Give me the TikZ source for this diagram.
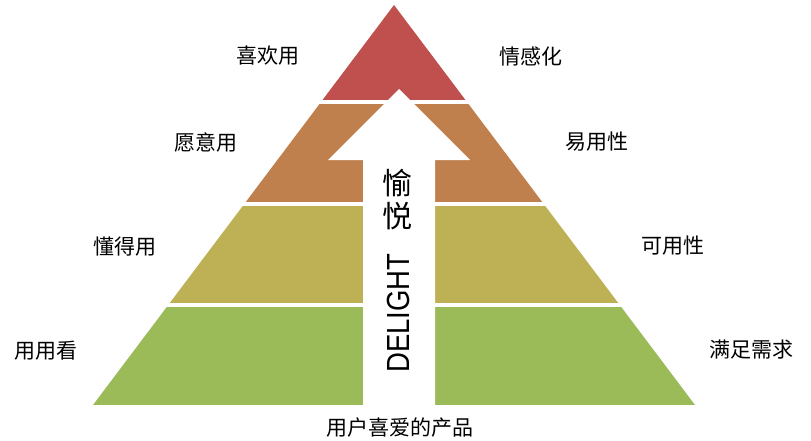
\documentclass[tikz,border=0pt]{standalone}
\usepackage{fontspec}
\setmainfont{Noto Sans CJK SC}
\newfontfamily\latinsans{Liberation Sans}
\definecolor{lvred}{RGB}{192,80,77}
\definecolor{lvorange}{RGB}{192,128,78}
\definecolor{lvolive}{RGB}{190,176,85}
\definecolor{lvgreen}{RGB}{155,187,89}
\begin{document}
\begin{tikzpicture}[x=1pt,y=-1pt,
  lbl/.style={inner sep=0pt,font=\fontsize{21}{24}\selectfont},
  bigch/.style={inner sep=0pt,font=\fontsize{30}{32}\selectfont},
]
\useasboundingbox (0,0) rectangle (811,441);
% pyramid bands
\begin{scope}
  \clip (394,5) -- (695,405) -- (93,405) -- cycle;
  \fill[lvred]    (0,0)   rectangle (811,100.5);
  \fill[lvorange] (0,104.5) rectangle (811,201.5);
  \fill[lvolive]  (0,205.5) rectangle (811,303);
  \fill[lvgreen]  (0,307) rectangle (811,405);
\end{scope}
% arrow
\fill[white] (363,405) -- (363,160) -- (328,160) -- (399,89) -- (470,160) -- (435,160) -- (435,405) -- cycle;
% arrow texts
\node[bigch] (yu) at (397,183) {愉};
\node[bigch] (yue) at (397,216) {悦};
\node[inner sep=0pt,rotate=90,font=\latinsans\fontsize{32}{34}\selectfont] (delight) at (398.5,313) {\scalebox{0.86}[1]{DELIGHT}};
% labels left
\node[lbl] (l1) at (268,56) {喜欢用};
\node[lbl] (l2) at (206,142) {愿意用};
\node[lbl] (l3) at (125,247) {懂得用};
\node[lbl] (l4) at (46,351) {用用看};
% labels right
\node[lbl] (r1) at (531,56) {情感化};
\node[lbl] (r2) at (597,142) {易用性};
\node[lbl] (r3) at (673,246) {可用性};
\node[lbl] (r4) at (751,350) {满足需求};
% bottom
\node[lbl] (bottom) at (400,428) {用户喜爱的产品};
\end{tikzpicture}
\end{document}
★ ★ ★ ★ ★ ★ ★
WHAT IS BEING ASKED = Copy the listing in full and without alteration, omitting every picture.

CORRECT RESULT =
Give me the TikZ source for this diagram.
\documentclass[tikz,border=0pt]{standalone}
\usepackage{fontspec}
\setmainfont{Noto Sans CJK SC}
\newfontfamily\latinsans{Liberation Sans}
\definecolor{lvred}{RGB}{192,80,77}
\definecolor{lvorange}{RGB}{192,128,78}
\definecolor{lvolive}{RGB}{190,176,85}
\definecolor{lvgreen}{RGB}{155,187,89}
\begin{document}
\begin{tikzpicture}[x=1pt,y=-1pt,
  lbl/.style={inner sep=0pt,font=\fontsize{21}{24}\selectfont},
  bigch/.style={inner sep=0pt,font=\fontsize{30}{32}\selectfont},
]
\useasboundingbox (0,0) rectangle (811,441);
% pyramid bands
\begin{scope}
  \clip (394,5) -- (695,405) -- (93,405) -- cycle;
  \fill[lvred]    (0,0)   rectangle (811,100.5);
  \fill[lvorange] (0,104.5) rectangle (811,201.5);
  \fill[lvolive]  (0,205.5) rectangle (811,303);
  \fill[lvgreen]  (0,307) rectangle (811,405);
\end{scope}
% arrow
\fill[white] (363,405) -- (363,160) -- (328,160) -- (399,89) -- (470,160) -- (435,160) -- (435,405) -- cycle;
% arrow texts
\node[bigch] (yu) at (397,183) {愉};
\node[bigch] (yue) at (397,216) {悦};
\node[inner sep=0pt,rotate=90,font=\latinsans\fontsize{32}{34}\selectfont] (delight) at (398.5,313) {\scalebox{0.86}[1]{DELIGHT}};
% labels left
\node[lbl] (l1) at (268,56) {喜欢用};
\node[lbl] (l2) at (206,142) {愿意用};
\node[lbl] (l3) at (125,247) {懂得用};
\node[lbl] (l4) at (46,351) {用用看};
% labels right
\node[lbl] (r1) at (531,56) {情感化};
\node[lbl] (r2) at (597,142) {易用性};
\node[lbl] (r3) at (673,246) {可用性};
\node[lbl] (r4) at (751,350) {满足需求};
% bottom
\node[lbl] (bottom) at (400,428) {用户喜爱的产品};
\end{tikzpicture}
\end{document}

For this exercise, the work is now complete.